Puxando a fita atrás, vários foram os momentos em que os Estados empreenderam campanhas de sensibilização como este da União Europeia, ainda que em contextos ligeiramente diferentes.

Na II Guerra Mundial, durante a campanha de ataques aéreos nazis contra o território – o famoso Blitz –, o governo de Sua Majestade distribuiu panfletos, máscaras de gás, apelou à construção de abrigos e à acumulação de mantimentos essenciais e ainda ao “black out”, ordenando o corte da luz e a cobertura das janelas com tinta e cortinas pretas.

Também no conflito que marcou a segunda metade do século XX, a Guerra Fria, vários foram os exercícios e avisos levados a cabo por ambos os lados da barricada. A União Soviética promoveu a construção de bunkers e fomentou práticas de evacuação. Nos Estados Unidos foi publicado o icónico “Duck and Cover” (Abrigue-se e Proteja-se, numa tradução livre para português), um panfleto vermelho da Administração Federal da Defesa Civil (FCDA) em 1951, cuja mensagem foi adaptada à sétima arte e à rádio. Segundo o website Oregon History Project, «Os esforços federais para educar o público sobre os riscos de um ataque atómico e as estratégias de sobrevivência assumiram muitas formas, incluindo a promoção e distribuição de curtas-metragens, programas de rádio, artigos noticiosos, cartazes e panfletos.  Ao promover a prontidão face a uma guerra atómica, os administradores da FCDA esperavam alertar o público para os perigos da guerra atómica, alarmando-o o suficiente para participar nos programas de defesa civil, mas não o suficiente para entrar em pânico ou se tornar fatalista».
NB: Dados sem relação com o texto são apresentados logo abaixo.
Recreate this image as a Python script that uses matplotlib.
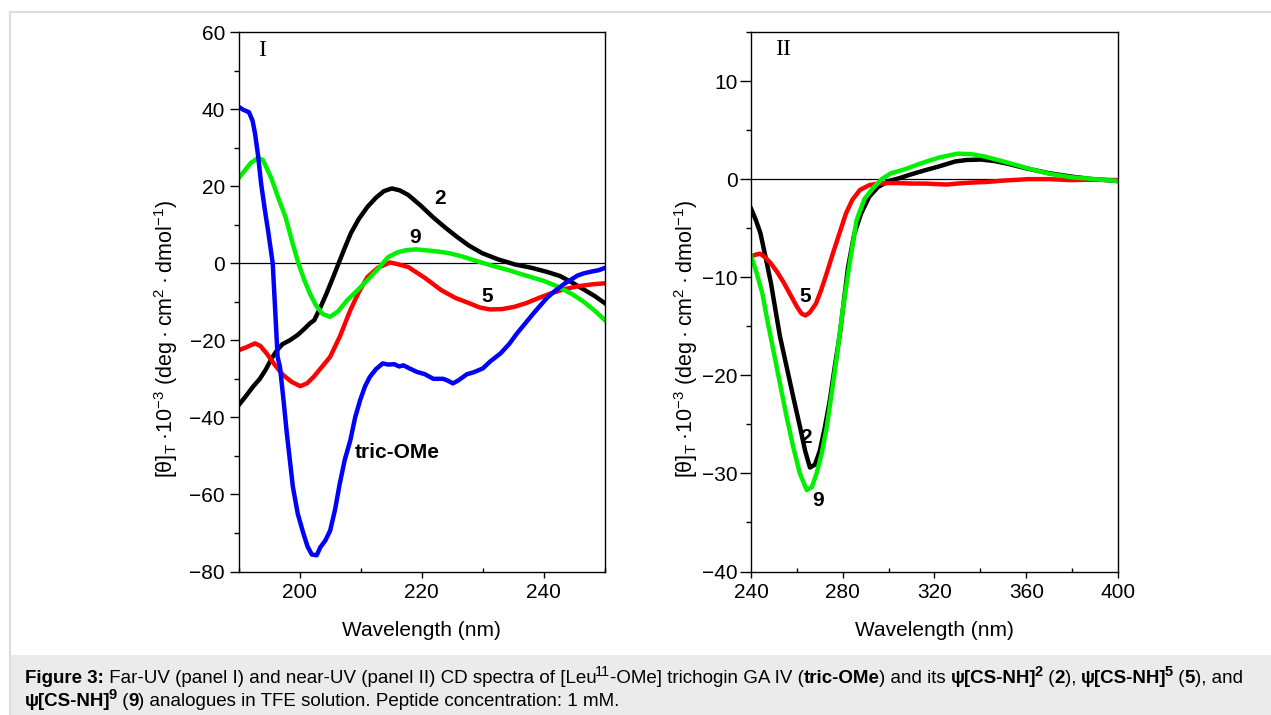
import matplotlib
matplotlib.use("Agg")
import matplotlib.pyplot as plt
from matplotlib.lines import Line2D
from matplotlib.patches import Rectangle
from matplotlib.font_manager import FontProperties
from matplotlib.ticker import MultipleLocator

plt.rcParams['font.family'] = ['Liberation Sans', 'DejaVu Sans']
plt.rcParams['mathtext.fontset'] = 'custom'
plt.rcParams['mathtext.rm'] = 'Liberation Sans'
plt.rcParams['mathtext.it'] = 'Liberation Sans:italic'
plt.rcParams['mathtext.bf'] = 'Liberation Sans:bold'

# ---- panel I (far-UV) ----
wl_tric = [190, 190.8, 191.7, 192.3, 192.7, 193.2, 193.7, 194.3, 194.9, 195.6, 196.0, 196.4,
           196.8, 197.4, 197.9, 198.4, 198.9, 199.7, 200.6, 201.3, 202.0, 202.8, 203.4, 204.2,
           205.0, 205.8, 206.6, 207.4, 208.3, 209.1, 209.9, 210.7, 211.5, 212.5, 213.6, 214.5,
           215.5, 216.3, 217.0, 218.0, 219.2, 220.5, 221.9, 223.5, 224.3, 225.1, 226.0, 227.4,
           228.5, 230.0, 231.2, 232.9, 234.3, 235.6, 237.0, 238.3, 239.5, 240.5, 241.8, 243.2,
           244.5, 245.5, 246.6, 248.0, 249.0, 250.0]
cd_tric = [40.6, 39.8, 39.2, 37, 33.7, 28, 20.7, 14, 7.8, 0, -12, -24.3,
           -27, -36, -44, -51, -58, -65, -70, -73.5, -75.6, -75.8, -73.7, -72,
           -69.4, -64, -57, -51, -46, -40, -35.6, -32, -29.5, -27.5, -26, -26.3,
           -26.2, -26.8, -26.5, -27.3, -28.2, -28.8, -30, -30, -30.5, -31.2, -30.4, -28.8,
           -28.3, -27.3, -25.5, -23.4, -21, -18.2, -15.5, -13, -10.8, -9, -7.2, -5.5,
           -4.2, -3.2, -2.6, -2.1, -1.8, -1.2]

wl_9a = [190, 191, 192, 193.2, 194, 195.4, 196.5, 197.7, 198.8, 199.8, 200.8, 201.7, 202.7,
         203.8, 205, 206.3, 207.8, 209.5, 211.1, 212.8, 214.5, 216.0, 217.5, 219.1, 221,
         222.8, 224.5, 226.5, 228.5, 231.2, 234, 236, 237.9, 240, 242, 244.5, 246.5, 248.3, 250]
cd_9a = [22, 24, 26, 27.3, 26.8, 22, 17, 12, 5.5, 0, -4.5, -7.9, -11,
         -13.2, -13.9, -12.5, -9.6, -7, -4.4, -1.5, 1.6, 2.8, 3.4, 3.6, 3.3,
         3, 2.6, 1.8, 0.8, -0.5, -1.7, -2.7, -3.6, -4.6, -5.9, -7.9, -10, -12.3, -14.8]

wl_2a = [190, 191.2, 192.4, 193.5, 194.5, 195.5, 196.3, 197.2, 198.4, 199.7, 200.8, 201.7,
         202.4, 203.4, 204.4, 205.4, 206.4, 207.4, 208.4, 209.7, 211.1, 212.5, 213.8, 215.1,
         216.4, 217.8, 219.8, 221.8, 223.8, 225.8, 227.8, 229.9, 232.5, 235.2, 238, 240.6,
         242.6, 244.5, 246.5, 248.3, 250]
cd_2a = [-36.9, -34.5, -32, -30, -27.5, -24.5, -22.6, -21, -20, -18.6, -17, -15.6,
         -14.8, -11.5, -7.9, -4, 0, 4, 7.8, 11.5, 14.6, 17, 18.7, 19.4,
         18.9, 17.7, 15, 12, 9.3, 6.8, 4.5, 2.6, 1, -0.3, -1.2, -2.3,
         -3.3, -4.9, -6.8, -8.5, -10.4]

wl_5a = [190, 191.3, 192.7, 193.6, 194.6, 196, 197.3, 198.7, 200.1, 201.2, 202.3, 203.6,
         205, 206.6, 208.3, 209.7, 211.1, 212.8, 214.8, 216.2, 217.8, 220.5, 223.2, 225.5,
         227.8, 229.5, 231.2, 233.2, 235.2, 237.2, 239.2, 241.2, 243.2, 245.5, 247.8, 250]
cd_5a = [-22.6, -21.8, -20.8, -21.5, -23.4, -26.5, -29, -30.8, -31.9, -31.2, -29.5, -27,
         -24.3, -19, -12.2, -7.5, -3.6, -1.2, 0.2, -0.3, -1, -3.8, -7, -9,
         -10.4, -11.5, -12, -11.9, -11.3, -10.3, -9, -7.8, -6.8, -6, -5.5, -5.2]

# ---- panel II (near-UV) ----
wl_2b = [240, 242, 244.1, 246.4, 248.7, 249.7, 252.6, 255.6, 258.5, 261.4, 263.6, 265.7,
         267.9, 270, 272.2, 274.4, 276.6, 278.8, 280.5, 282.3, 285, 288, 291.5, 295.4, 300,
         304.7, 310, 315.8, 322, 329, 334, 340.2, 346, 351.4, 360, 370, 380, 388.7, 395, 400]
cd_2b = [-3, -4.1, -5.5, -8, -10.6, -12, -16, -19.2, -22.3, -25.3, -27.7, -29.4,
         -29.1, -27.7, -25.3, -22.5, -19, -15.7, -12.4, -9, -5.6, -3.5, -1.8, -0.8, -0.2,
         0.1, 0.5, 0.9, 1.3, 1.8, 1.95, 2.0, 1.85, 1.6, 1.1, 0.6, 0.25, 0, -0.1, -0.2]

wl_9b = [240, 242.5, 245, 246.8, 249.7, 252.6, 255.5, 258.4, 261.3, 264.3, 266.5, 268.6,
         270.8, 273, 275.2, 277.4, 280.2, 283, 286, 289.5, 293.6, 297, 301, 307, 314, 322,
         330, 336, 342, 350, 360.8, 370, 379.4, 390, 400]
cd_9b = [-7.8, -9.6, -11.7, -14, -17.4, -20.8, -24.2, -27.3, -30, -31.7, -31.4, -30,
         -28, -25.3, -21.8, -18.1, -13, -8.6, -4.2, -2, -0.8, 0, 0.6, 1, 1.6, 2.2,
         2.6, 2.55, 2.3, 1.8, 1.1, 0.55, 0.2, 0, -0.2]

wl_5b = [240, 242, 244, 246.3, 248.7, 251.5, 254.4, 257.2, 260, 262, 263.7, 265.6, 268.3,
         270.6, 273, 275.8, 278.6, 281.4, 284.2, 287.5, 291.7, 296, 300, 304.7, 310, 316,
         320, 325.3, 330, 336, 342, 350, 360.8, 370, 379, 390, 400]
cd_5b = [-7.9, -7.7, -7.6, -8, -8.6, -9.5, -10.6, -11.8, -13, -13.7, -13.9, -13.6, -12.7,
         -11.3, -9.6, -7.5, -5.5, -3.5, -2.1, -1.1, -0.6, -0.45, -0.4, -0.4, -0.45, -0.45,
         -0.5, -0.55, -0.45, -0.35, -0.3, -0.15, 0, 0, -0.1, -0.05, -0.1]

W, H = 1271, 715
fig = plt.figure(figsize=(W / 100, H / 100), dpi=100)

# page frame and caption box
fig.add_artist(Rectangle((10.5 / W, 0), 1 - 10.5 / W, (H - 655) / H, transform=fig.transFigure,
                         facecolor='#ebebeb', edgecolor='none'))
fig.add_artist(Line2D([10 / W, 1], [1 - 12 / H, 1 - 12 / H], color='#dcdcdc', lw=1.5))
fig.add_artist(Line2D([10 / W, 10 / W], [0, 1 - 12 / H], color='#dcdcdc', lw=1.5))

lw = 3.2
green = '#00f000'
ylab = ("[θ]$_\\mathregular{T}$\u2009·10$^\\mathregular{-3}$ (deg\u2009·\u2009cm$^\\mathregular{2}$"
        "\u2009·\u2009dmol$^\\mathregular{-1}$)")


def style_axes(ax, ymaj, ymin, xmaj, xmin, ylen, ypad):
    ax.yaxis.set_major_locator(MultipleLocator(ymaj))
    ax.yaxis.set_minor_locator(MultipleLocator(ymin))
    ax.xaxis.set_major_locator(MultipleLocator(xmaj))
    ax.xaxis.set_minor_locator(MultipleLocator(xmin))
    ax.tick_params(axis='y', which='major', direction='out', length=ylen, width=1, pad=ypad, labelsize=15)
    ax.tick_params(axis='y', which='minor', direction='out', length=3.5, width=1)
    ax.tick_params(axis='x', which='major', direction='out', length=4, width=1, pad=4, labelsize=15)
    ax.tick_params(axis='x', which='minor', direction='in', length=3, width=1)
    for s in ax.spines.values():
        s.set_linewidth(1)
    ax.axhline(0, color='k', lw=0.9, zorder=1)


# panel I
ax1 = fig.add_axes([238.5 / W, (H - 571.5) / H, (605 - 238.5) / W, (571.5 - 32) / H])
ax1.plot(wl_2a, cd_2a, color='black', lw=lw)
ax1.plot(wl_5a, cd_5a, color='#ff0000', lw=lw)
ax1.plot(wl_9a, cd_9a, color=green, lw=lw)
ax1.plot(wl_tric, cd_tric, color='#0000ff', lw=lw)
ax1.set_xlim(190, 250)
ax1.set_ylim(-80, 60)
style_axes(ax1, 20, 10, 20, 10, 6.2, 3.5)
ax1.text(0.065, 0.966, "I", transform=ax1.transAxes, family='Liberation Serif', fontsize=17,
         ha='center', va='center')
ax1.text(223, 16.9, "2", fontsize=15, weight='bold', ha='center', va='center')
ax1.text(218.9, 6.75, "9", fontsize=15, weight='bold', ha='center', va='center')
ax1.text(230.7, -8.6, "5", fontsize=15, weight='bold', ha='center', va='center')
ax1.text(209.1, -49.1, "tric-OMe", fontsize=15, weight='bold', ha='left', va='center')
ax1.text(-0.198, 0.43, ylab, transform=ax1.transAxes, rotation=90, fontsize=15.5,
         ha='center', va='center')
ax1.text(0.5, -0.109, "Wavelength (nm)", transform=ax1.transAxes, fontsize=15,
         ha='center', va='center')

# panel II
ax2 = fig.add_axes([751 / W, (H - 571.5) / H, (1118 - 751) / W, (571.5 - 32) / H])
ax2.plot(wl_2b, cd_2b, color='black', lw=lw)
ax2.plot(wl_5b, cd_5b, color='#ff0000', lw=lw)
ax2.plot(wl_9b, cd_9b, color=green, lw=lw)
ax2.set_xlim(240, 400)
ax2.set_ylim(-40, 15)
style_axes(ax2, 10, 5, 40, 20, 8, 1.5)
ax2.text(0.088, 0.968, "II", transform=ax2.transAxes, family='Liberation Serif', fontsize=17,
         ha='center', va='center')
ax2.text(263.5, -12.0, "5", fontsize=15, weight='bold', ha='center', va='center')
ax2.text(264.2, -26.3, "2", fontsize=15, weight='bold', ha='center', va='center')
ax2.text(269.2, -32.8, "9", fontsize=15, weight='bold', ha='center', va='center')
ax2.text(-0.177, 0.43, ylab, transform=ax2.transAxes, rotation=90, fontsize=15.5,
         ha='center', va='center')
ax2.text(0.5, -0.109, "Wavelength (nm)", transform=ax2.transAxes, fontsize=15,
         ha='center', va='center')

# caption, written chunk by chunk so bold parts and superscripts line up
cap_fs = 13.5
line1 = [("Figure 3:", 1, 0), (" Far-UV (panel I) and near-UV (panel II) CD spectra of [Leu", 0, 0),
         ("11", 0, 1), ("-OMe] trichogin GA IV (", 0, 0), ("tric-OMe", 1, 0), (") and its ", 0, 0),
         ("ψ[CS-NH]", 1, 0), ("2", 1, 1), (" (", 0, 0), ("2", 1, 0), ("), ", 0, 0),
         ("ψ[CS-NH]", 1, 0), ("5", 1, 1), (" (", 0, 0), ("5", 1, 0), ("), and", 0, 0)]
line2 = [("ψ[CS-NH]", 1, 0), ("9", 1, 1), (" (", 0, 0), ("9", 1, 0),
         (") analogues in TFE solution. Peptide concentration: 1 mM.", 0, 0)]

renderer = fig.canvas.get_renderer()


def text_width(s, fp):
    w1 = renderer.get_text_width_height_descent("|" + s + "|", fp, ismath=False)[0]
    w0 = renderer.get_text_width_height_descent("||", fp, ismath=False)[0]
    return w1 - w0


def put_line(parts, x0, base):
    x = x0
    for txt, bold, sup in parts:
        size = cap_fs * 0.78 if sup else cap_fs
        fp = FontProperties(family='Liberation Sans', weight='bold' if bold else 'normal', size=size)
        y = base - (cap_fs * 0.38 * 100 / 72 if sup else 0)
        if sup:
            x -= 2
        fig.text(x / W, 1 - y / H, txt, fontproperties=fp, ha='left', va='baseline')
        x += text_width(txt, fp)


put_line(line1, 25, 683)
put_line(line2, 25, 706)

fig.savefig("out.png", dpi=100)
Outros exemplos históricos podem ser encontrados em Israel durante a Guerra do Golfo no início da década de 1990, onde, segundo contou uma fonte israelita à LUZ, a população se fazia acompanhar de máscaras de gás. Os ataques às Torres Gémeas a 11 de setembro de 2001 também obrigaram o Governo americano a tomar medidas excecionais.

Assim, vemos que estes alertas são uma constante ao longo dos tempos e que o objetivo nunca foi causar o pânico, esperando o melhor, mas preparando a população para o pior.